Work instructions:
Print again only this span: the line with "Rebuild this chart", the line with "Serif, Times New", and all lines between them, exactly as given.

--- Start Extracted records ---

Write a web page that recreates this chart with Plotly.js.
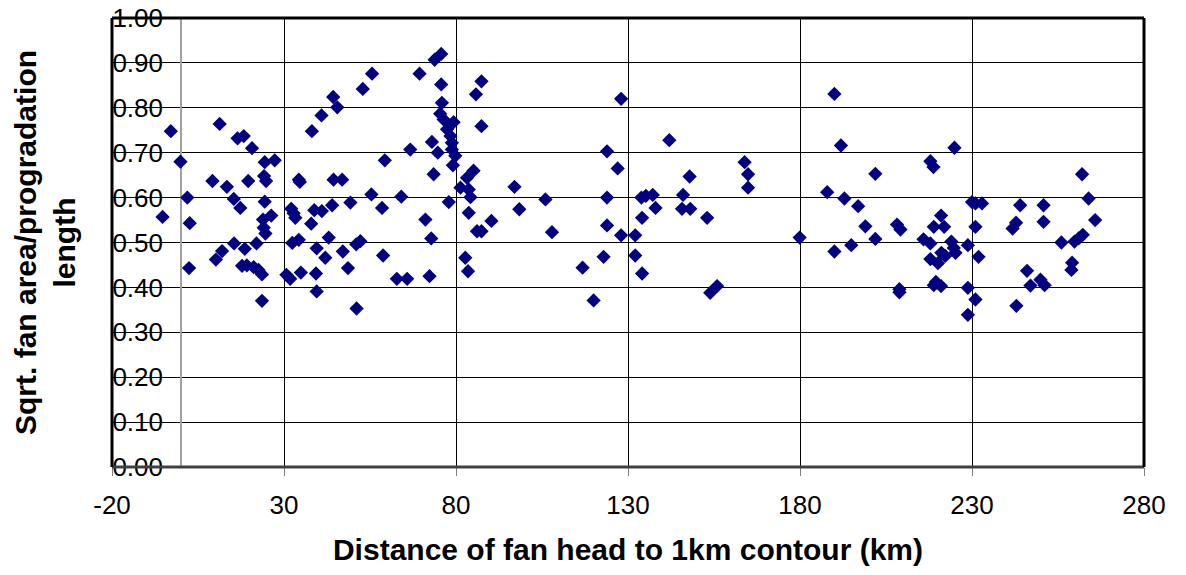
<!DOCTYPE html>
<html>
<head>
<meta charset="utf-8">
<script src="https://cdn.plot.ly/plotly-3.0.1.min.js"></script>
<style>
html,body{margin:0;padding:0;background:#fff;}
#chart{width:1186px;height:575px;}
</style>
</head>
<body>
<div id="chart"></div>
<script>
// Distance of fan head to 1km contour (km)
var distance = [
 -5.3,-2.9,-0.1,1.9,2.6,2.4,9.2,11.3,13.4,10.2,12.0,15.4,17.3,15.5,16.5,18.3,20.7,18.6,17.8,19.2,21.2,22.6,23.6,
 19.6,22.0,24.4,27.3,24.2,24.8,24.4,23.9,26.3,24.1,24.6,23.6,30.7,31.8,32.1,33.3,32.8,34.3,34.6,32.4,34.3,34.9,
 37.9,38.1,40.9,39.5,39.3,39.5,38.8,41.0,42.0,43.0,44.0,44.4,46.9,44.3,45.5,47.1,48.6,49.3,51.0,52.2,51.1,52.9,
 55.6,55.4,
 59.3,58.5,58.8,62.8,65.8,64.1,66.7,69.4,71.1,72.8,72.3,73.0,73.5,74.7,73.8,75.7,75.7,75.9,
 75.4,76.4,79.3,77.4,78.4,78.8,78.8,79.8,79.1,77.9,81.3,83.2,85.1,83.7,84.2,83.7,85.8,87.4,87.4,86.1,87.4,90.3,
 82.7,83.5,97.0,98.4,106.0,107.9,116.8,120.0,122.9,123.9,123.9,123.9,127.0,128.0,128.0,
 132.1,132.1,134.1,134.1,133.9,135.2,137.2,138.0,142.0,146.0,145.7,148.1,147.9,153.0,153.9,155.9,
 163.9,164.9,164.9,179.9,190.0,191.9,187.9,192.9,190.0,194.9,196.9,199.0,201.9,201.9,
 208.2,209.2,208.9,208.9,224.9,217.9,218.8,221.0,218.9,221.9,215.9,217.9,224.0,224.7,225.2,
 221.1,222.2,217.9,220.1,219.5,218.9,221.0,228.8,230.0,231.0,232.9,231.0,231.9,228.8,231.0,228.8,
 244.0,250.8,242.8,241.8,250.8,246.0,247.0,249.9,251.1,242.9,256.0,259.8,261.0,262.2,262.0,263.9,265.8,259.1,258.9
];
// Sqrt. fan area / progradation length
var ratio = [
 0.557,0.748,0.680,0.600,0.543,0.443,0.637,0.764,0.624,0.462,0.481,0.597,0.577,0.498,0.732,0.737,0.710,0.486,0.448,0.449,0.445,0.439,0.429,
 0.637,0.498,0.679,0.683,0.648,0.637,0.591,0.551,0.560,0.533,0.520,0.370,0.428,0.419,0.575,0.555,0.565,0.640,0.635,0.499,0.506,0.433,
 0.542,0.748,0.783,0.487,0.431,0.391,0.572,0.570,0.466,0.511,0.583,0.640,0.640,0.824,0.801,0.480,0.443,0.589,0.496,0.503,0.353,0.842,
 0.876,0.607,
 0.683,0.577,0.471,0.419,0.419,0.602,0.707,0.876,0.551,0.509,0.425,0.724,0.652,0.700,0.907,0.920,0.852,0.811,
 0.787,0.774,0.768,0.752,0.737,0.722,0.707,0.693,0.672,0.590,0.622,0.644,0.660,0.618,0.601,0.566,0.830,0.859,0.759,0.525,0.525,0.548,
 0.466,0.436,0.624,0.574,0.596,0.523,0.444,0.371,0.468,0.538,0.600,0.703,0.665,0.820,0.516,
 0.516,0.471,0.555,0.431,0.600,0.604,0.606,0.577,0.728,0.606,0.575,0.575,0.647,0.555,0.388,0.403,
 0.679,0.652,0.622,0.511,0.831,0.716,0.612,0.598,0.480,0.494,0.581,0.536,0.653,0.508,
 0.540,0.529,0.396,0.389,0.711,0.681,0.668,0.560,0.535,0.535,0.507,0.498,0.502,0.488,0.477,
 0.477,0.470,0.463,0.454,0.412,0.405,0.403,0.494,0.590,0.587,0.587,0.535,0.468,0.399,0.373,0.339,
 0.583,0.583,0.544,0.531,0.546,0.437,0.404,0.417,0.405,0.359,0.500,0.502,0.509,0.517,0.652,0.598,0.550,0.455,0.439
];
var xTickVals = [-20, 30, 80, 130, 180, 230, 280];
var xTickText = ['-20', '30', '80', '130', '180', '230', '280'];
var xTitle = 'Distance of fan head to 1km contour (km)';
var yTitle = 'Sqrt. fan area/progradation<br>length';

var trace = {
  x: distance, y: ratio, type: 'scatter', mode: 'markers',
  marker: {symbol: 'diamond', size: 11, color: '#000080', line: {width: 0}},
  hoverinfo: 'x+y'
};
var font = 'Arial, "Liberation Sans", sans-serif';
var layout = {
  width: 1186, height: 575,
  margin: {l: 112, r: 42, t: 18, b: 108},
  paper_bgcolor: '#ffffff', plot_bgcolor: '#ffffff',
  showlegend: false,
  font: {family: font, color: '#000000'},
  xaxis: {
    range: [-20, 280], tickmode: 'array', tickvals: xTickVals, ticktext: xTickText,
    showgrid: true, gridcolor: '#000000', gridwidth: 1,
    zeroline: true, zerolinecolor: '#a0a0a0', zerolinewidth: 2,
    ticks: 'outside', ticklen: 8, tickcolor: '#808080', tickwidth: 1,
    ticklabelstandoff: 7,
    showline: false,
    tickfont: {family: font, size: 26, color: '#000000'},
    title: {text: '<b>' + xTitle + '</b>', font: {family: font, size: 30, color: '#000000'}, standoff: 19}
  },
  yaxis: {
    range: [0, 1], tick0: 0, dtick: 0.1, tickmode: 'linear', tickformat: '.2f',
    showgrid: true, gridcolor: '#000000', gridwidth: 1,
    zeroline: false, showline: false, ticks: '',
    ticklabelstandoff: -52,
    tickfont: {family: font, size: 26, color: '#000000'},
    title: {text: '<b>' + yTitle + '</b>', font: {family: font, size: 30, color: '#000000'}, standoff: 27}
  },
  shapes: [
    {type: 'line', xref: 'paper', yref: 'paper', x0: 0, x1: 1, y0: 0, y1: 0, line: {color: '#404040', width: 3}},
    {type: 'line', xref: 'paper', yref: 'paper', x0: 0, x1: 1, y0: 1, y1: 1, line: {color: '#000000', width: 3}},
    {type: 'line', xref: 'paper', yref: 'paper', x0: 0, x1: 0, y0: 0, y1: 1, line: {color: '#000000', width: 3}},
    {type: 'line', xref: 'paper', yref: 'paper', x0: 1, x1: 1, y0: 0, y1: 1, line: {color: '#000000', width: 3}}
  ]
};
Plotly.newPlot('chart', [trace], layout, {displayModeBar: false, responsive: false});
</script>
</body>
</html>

--- End Extracted records ---
--- Start Extracted records ---

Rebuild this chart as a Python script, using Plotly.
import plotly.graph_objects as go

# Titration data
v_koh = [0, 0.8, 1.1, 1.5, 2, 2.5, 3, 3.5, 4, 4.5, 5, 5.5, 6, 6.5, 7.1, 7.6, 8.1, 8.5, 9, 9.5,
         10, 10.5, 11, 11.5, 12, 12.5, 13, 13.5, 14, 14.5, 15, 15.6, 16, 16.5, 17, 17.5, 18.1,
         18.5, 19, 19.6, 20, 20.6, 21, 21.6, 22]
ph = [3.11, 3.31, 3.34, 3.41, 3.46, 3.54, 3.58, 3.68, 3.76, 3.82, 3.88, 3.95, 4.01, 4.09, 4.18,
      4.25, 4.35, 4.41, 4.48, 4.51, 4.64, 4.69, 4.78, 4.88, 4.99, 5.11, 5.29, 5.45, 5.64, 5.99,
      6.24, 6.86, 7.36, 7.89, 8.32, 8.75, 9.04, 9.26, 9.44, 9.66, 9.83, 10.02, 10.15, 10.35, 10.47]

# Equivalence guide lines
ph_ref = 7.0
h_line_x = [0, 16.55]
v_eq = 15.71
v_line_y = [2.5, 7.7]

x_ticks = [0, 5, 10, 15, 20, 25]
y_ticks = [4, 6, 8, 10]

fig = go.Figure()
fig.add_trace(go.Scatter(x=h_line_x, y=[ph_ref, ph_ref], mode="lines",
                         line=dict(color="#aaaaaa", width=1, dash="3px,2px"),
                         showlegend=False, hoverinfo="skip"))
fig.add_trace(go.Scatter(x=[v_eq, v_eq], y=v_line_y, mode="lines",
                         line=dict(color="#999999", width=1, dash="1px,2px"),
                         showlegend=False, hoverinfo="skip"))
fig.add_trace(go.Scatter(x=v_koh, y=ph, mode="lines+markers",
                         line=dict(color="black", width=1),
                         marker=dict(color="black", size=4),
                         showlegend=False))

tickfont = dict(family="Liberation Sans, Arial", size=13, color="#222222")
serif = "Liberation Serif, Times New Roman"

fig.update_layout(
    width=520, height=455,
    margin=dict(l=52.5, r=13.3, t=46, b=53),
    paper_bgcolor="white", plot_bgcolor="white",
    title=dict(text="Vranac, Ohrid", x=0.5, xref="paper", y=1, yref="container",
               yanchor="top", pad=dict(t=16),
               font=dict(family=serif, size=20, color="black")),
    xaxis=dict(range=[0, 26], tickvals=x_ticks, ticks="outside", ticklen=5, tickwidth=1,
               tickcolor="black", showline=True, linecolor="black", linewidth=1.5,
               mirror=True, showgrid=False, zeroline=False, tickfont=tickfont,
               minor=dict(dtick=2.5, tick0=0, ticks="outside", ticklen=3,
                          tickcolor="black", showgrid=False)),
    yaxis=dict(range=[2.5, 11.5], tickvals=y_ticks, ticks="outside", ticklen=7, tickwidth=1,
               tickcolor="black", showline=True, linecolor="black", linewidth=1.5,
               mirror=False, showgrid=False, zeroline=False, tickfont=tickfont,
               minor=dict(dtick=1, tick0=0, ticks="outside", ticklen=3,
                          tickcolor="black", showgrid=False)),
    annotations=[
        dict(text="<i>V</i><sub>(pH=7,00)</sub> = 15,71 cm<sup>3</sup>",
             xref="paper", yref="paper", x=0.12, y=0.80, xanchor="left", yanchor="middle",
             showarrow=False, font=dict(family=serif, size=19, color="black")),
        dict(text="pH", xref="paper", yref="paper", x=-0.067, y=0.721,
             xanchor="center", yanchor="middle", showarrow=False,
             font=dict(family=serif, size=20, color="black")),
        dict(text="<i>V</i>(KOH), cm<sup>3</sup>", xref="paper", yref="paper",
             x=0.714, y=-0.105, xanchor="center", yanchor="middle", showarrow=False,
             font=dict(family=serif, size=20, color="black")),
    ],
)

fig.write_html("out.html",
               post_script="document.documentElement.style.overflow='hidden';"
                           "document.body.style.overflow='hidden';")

--- End Extracted records ---
--- Start Extracted records ---

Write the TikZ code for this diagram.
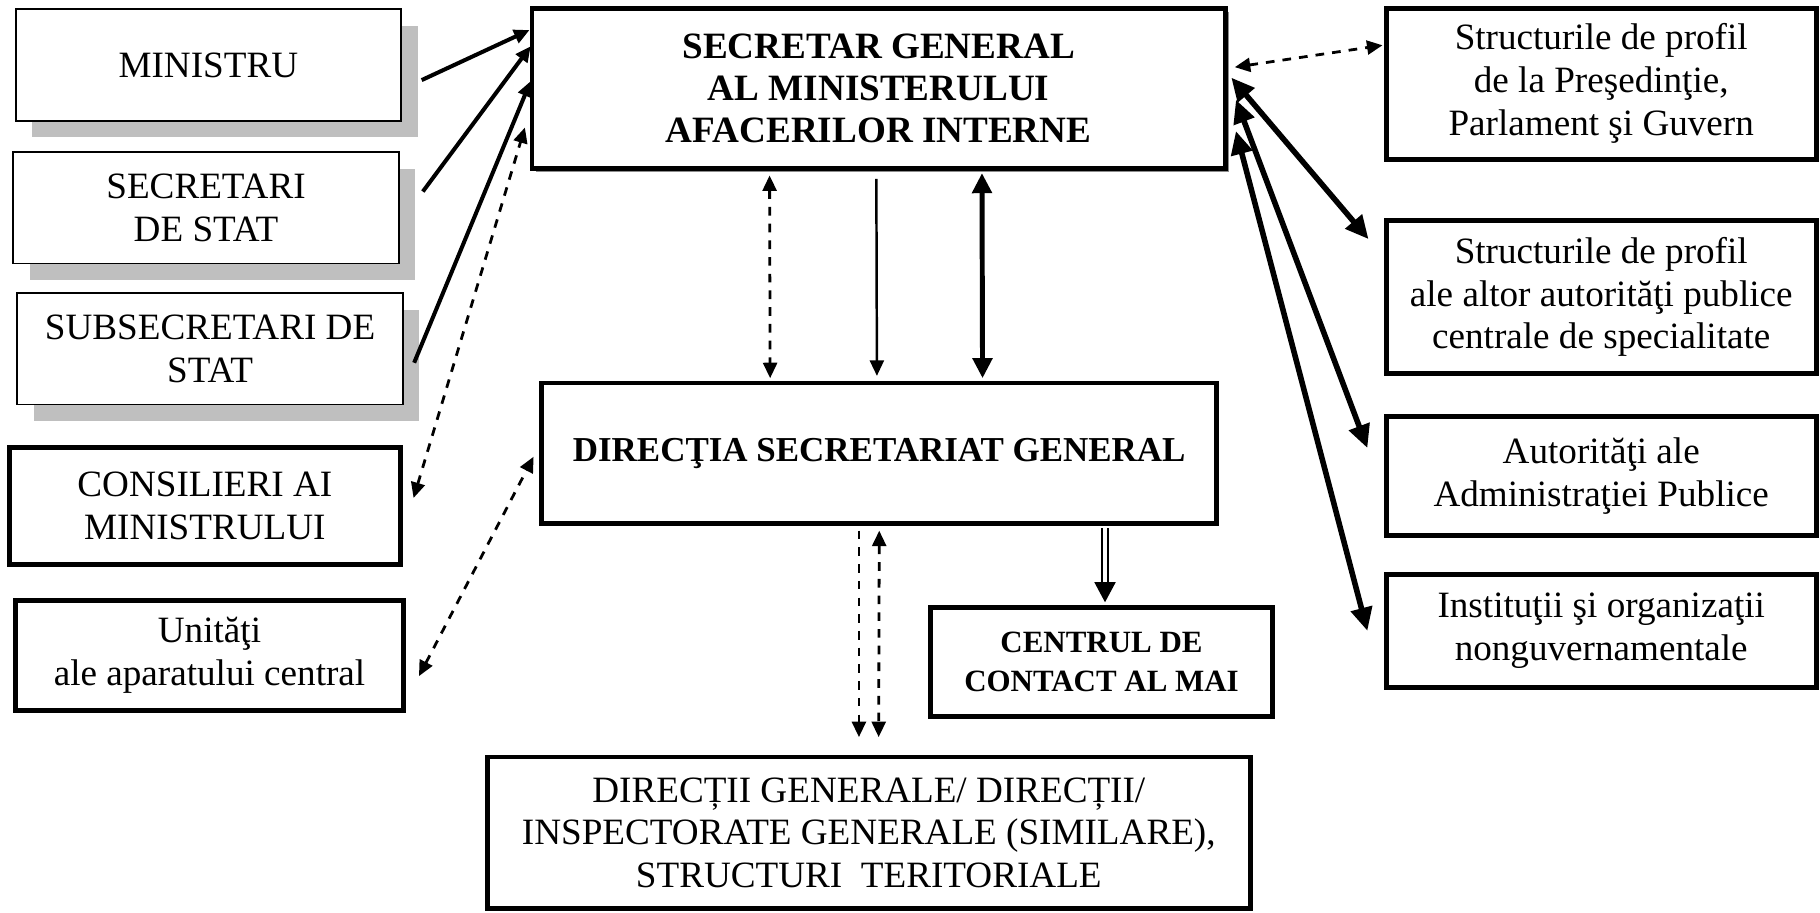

--- End Extracted records ---

Complete response:
Rebuild this chart as a Python script, using Plotly.
import plotly.graph_objects as go

# Titration data
v_koh = [0, 0.8, 1.1, 1.5, 2, 2.5, 3, 3.5, 4, 4.5, 5, 5.5, 6, 6.5, 7.1, 7.6, 8.1, 8.5, 9, 9.5,
         10, 10.5, 11, 11.5, 12, 12.5, 13, 13.5, 14, 14.5, 15, 15.6, 16, 16.5, 17, 17.5, 18.1,
         18.5, 19, 19.6, 20, 20.6, 21, 21.6, 22]
ph = [3.11, 3.31, 3.34, 3.41, 3.46, 3.54, 3.58, 3.68, 3.76, 3.82, 3.88, 3.95, 4.01, 4.09, 4.18,
      4.25, 4.35, 4.41, 4.48, 4.51, 4.64, 4.69, 4.78, 4.88, 4.99, 5.11, 5.29, 5.45, 5.64, 5.99,
      6.24, 6.86, 7.36, 7.89, 8.32, 8.75, 9.04, 9.26, 9.44, 9.66, 9.83, 10.02, 10.15, 10.35, 10.47]

# Equivalence guide lines
ph_ref = 7.0
h_line_x = [0, 16.55]
v_eq = 15.71
v_line_y = [2.5, 7.7]

x_ticks = [0, 5, 10, 15, 20, 25]
y_ticks = [4, 6, 8, 10]

fig = go.Figure()
fig.add_trace(go.Scatter(x=h_line_x, y=[ph_ref, ph_ref], mode="lines",
                         line=dict(color="#aaaaaa", width=1, dash="3px,2px"),
                         showlegend=False, hoverinfo="skip"))
fig.add_trace(go.Scatter(x=[v_eq, v_eq], y=v_line_y, mode="lines",
                         line=dict(color="#999999", width=1, dash="1px,2px"),
                         showlegend=False, hoverinfo="skip"))
fig.add_trace(go.Scatter(x=v_koh, y=ph, mode="lines+markers",
                         line=dict(color="black", width=1),
                         marker=dict(color="black", size=4),
                         showlegend=False))

tickfont = dict(family="Liberation Sans, Arial", size=13, color="#222222")
serif = "Liberation Serif, Times New Roman"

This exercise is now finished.